Marny looked great. She really is an attractive girl. She’s a little younger than me, 24 I think she said, and she has long, straight, blonde hair. Plus, she’s pretty tall. I’m only 5’9″ and she was almost as tall as me. And she’s very thin. I guess you have to be if you want to make it as an actress.

Anyway, we talked in the car about her typical day. She works as a receptionist for a producer and he lets her go on auditions whenever she wants. She had one audition on Thursday for a new sitcom that she thinks went well.

At dinner, she was talking about all the plays she’s done and her scene studies or something. I noticed the menu had been poorly formatted where the prices didn’t line up. Usually this is because someone used the space bar to line it up manually instead of the tab key and I tried a gambit of telling the waiter.

“Any questions about the menu?”

“Yes, I have a question. Did you ever notice that the prices don’t line up?”

I explained my theory about the space bar and the waiter seemed to be very sympathetic. He said he does freelance graphic design and he’d never make that mistake. But no one ever noticed it before and I wondered whether a graphic designer really could have missed something as obvious as that.

Anyway, I thought it was funny, the waiter did, too, but Marny just stared at me like I was crazy. Like, I was Rain Man or something.

The rest of the night I just focused on listening to Marny talk incessantly about acting. I asked other questions, like where she grew up and stuff, but it always came back to acting. I don’t want to sound like an elitist dick here, but “intellectually curious” would not be how you would describe Marny.

I took her to a jazz club after dinner. (Again, I wanted this to be a real date and I planned something special.) The weird thing was that I was glad not to have to listen to her anymore, but at one point, she held my hand and rested her head on my shoulder.

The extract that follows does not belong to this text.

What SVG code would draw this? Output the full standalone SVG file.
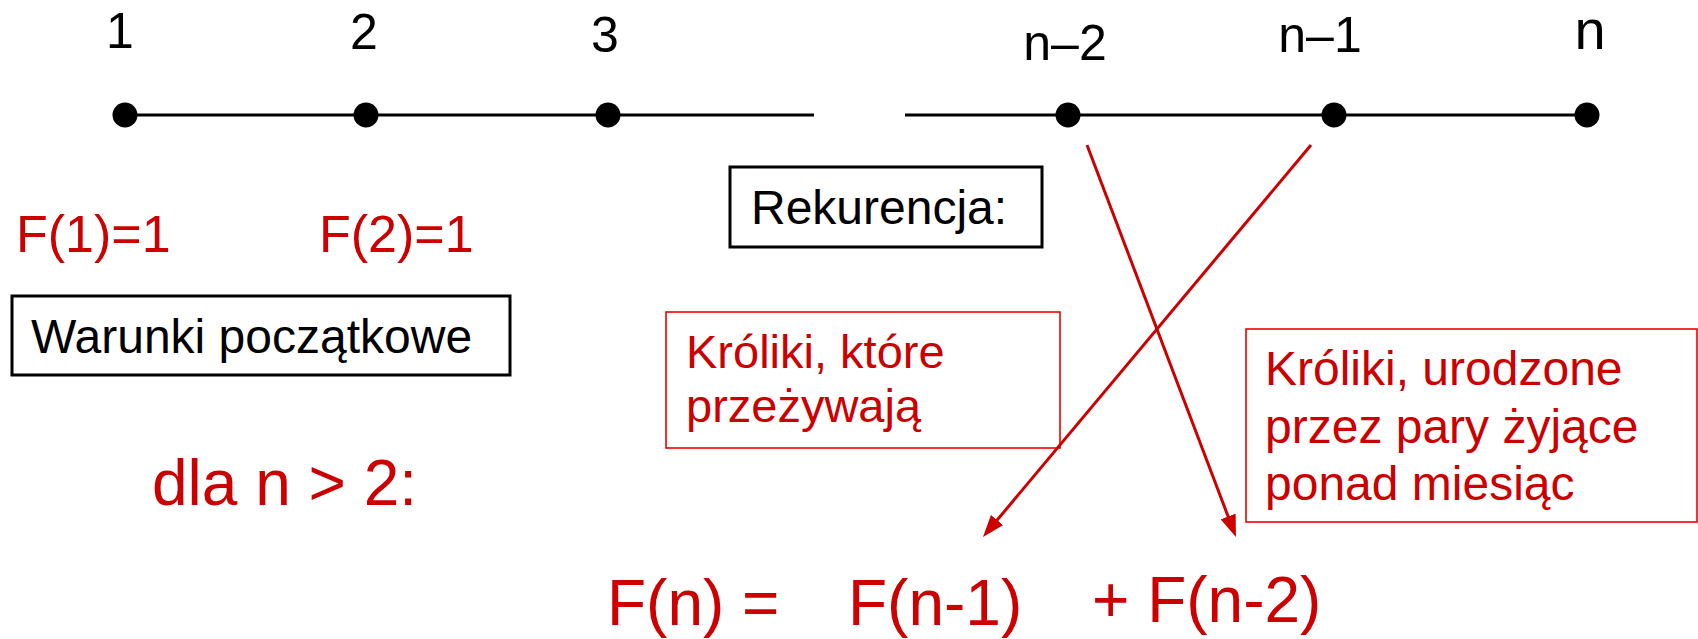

That kind of freaked me out. Again, it’s weird because we already had sex. But the intimacy of her holding my hand felt so… premature. I was really uncomfortable.

The other weird thing is that I thought the date was kind of blah. She had made a pretty mediocre impression on me. We didn’t really connect. She didn’t like my musings on tabs vs. spaces and I knew right then and there that we’d never have a future together. I didn’t want her to be my girlfriend. I didn’t even want to go out with her again.

But outside the jazz club, she kissed me. We made out for a while. And then I took her back to my place and we, you know.

So Saturday, I felt like shit. I think she really likes me. Probably because I’m such a good fucking listener now. But I can’t keep leading her on. It’s not right. I’m not 22 and capable of meaningless relationships anymore. Maybe this is what growing up is all about. I want more. I don’t want to just hook up. I want someone where there’s an end game. I feel like I’m one of those women from a bad romantic comedy. But it’s true, I want someone who I look forward to spending time with.

Still, there’s something intoxicating about having someone be more into you than you are her. And a totally hot girl, too. Intoxicating is definitely the right word. It feels like the beginning stages of addiction. (Educated guess only.) I know I need to end it before it goes too far.

Oh, and by the way, we already made plans for a third date for Wednesday.

Elevator Girl Still Has No Name

I’m pissed because I was alone in the elevator with her and I just couldn’t muster the courage to say something. I almost did but she looked like she was in a bad mood or something. I don’t know. It just wasn’t the right time. I’m making excuses here but whatever. You try talking to the most amazing girl in the world within the next nine seconds.

I Need a Girlfriend

It’s Saturday night and I’m sitting here watching the fucking “Transporter” on Spike. I checked in with Paul, he’s going to some party and didn’t exactly say, “Hey, come along.” I sometimes hang out with my friend Neil at work but it’s usually just with a bunch of work people.

I know a few more people obviously but it’s not like I am entertaining offers here.

What’s wrong with me? I am an interesting guy. I’ve been told by girls that I’m good looking. I’m not fat or bald or weird. I make good money. I live in a decent apartment in a cool neighborhood. So why am I sitting home alone 9 out of 10 weekends?

I feel like this whole Project is a good idea in theory but in practice, it’s feeling more like a so-what. Yay, I talked to the dude at the mall. Ooh, gee, how is my life going to change if I talk about the weather to the old lady in the Pinkberry.

It was so much easier when I was in school. In high school, duh, the girls are just throwing themselves at you. And in college, there’s classes, activities, parties… I mean, the whole place is set up for meeting people. But no one tells you when you get out, you’re on your own.

Looking back on it, I feel kind of dumb for wanting to graduate so badly to go out and be independent. You know what? Being independent sucks.

I met Amanda through Paul’s sister. Maybe I should ask him if she’ll set me up. I don’t know. I just don’t want to be some loser on awkward dates I met on Match.com.

I need to get over the fear of talking to hot girls. Who knew the Blue Eyes incident would have such lasting trauma. I mean, it’s not like I am going to pick up girls in bars, but I think I should be able to talk to cute girls without being creepy. I’ve got some degree of game, don’t I? It’s not like I want a girlfriend who likes the guy from a dumb movie who has some sort of line that’s so cool it’s not even considered a line. Whatever, I don’t even know what I’m talking about anymore. I just need to stop being a complete fucking pussy and talk to some girls who might turn into something more significant.

It’s not like I’m just saying this because I’m horny. I mean, yes, I could use some lovin’, and I know this is going to sound sappy, but I really just want someone to hang out with. Some companionship. I guess I’m just lonely.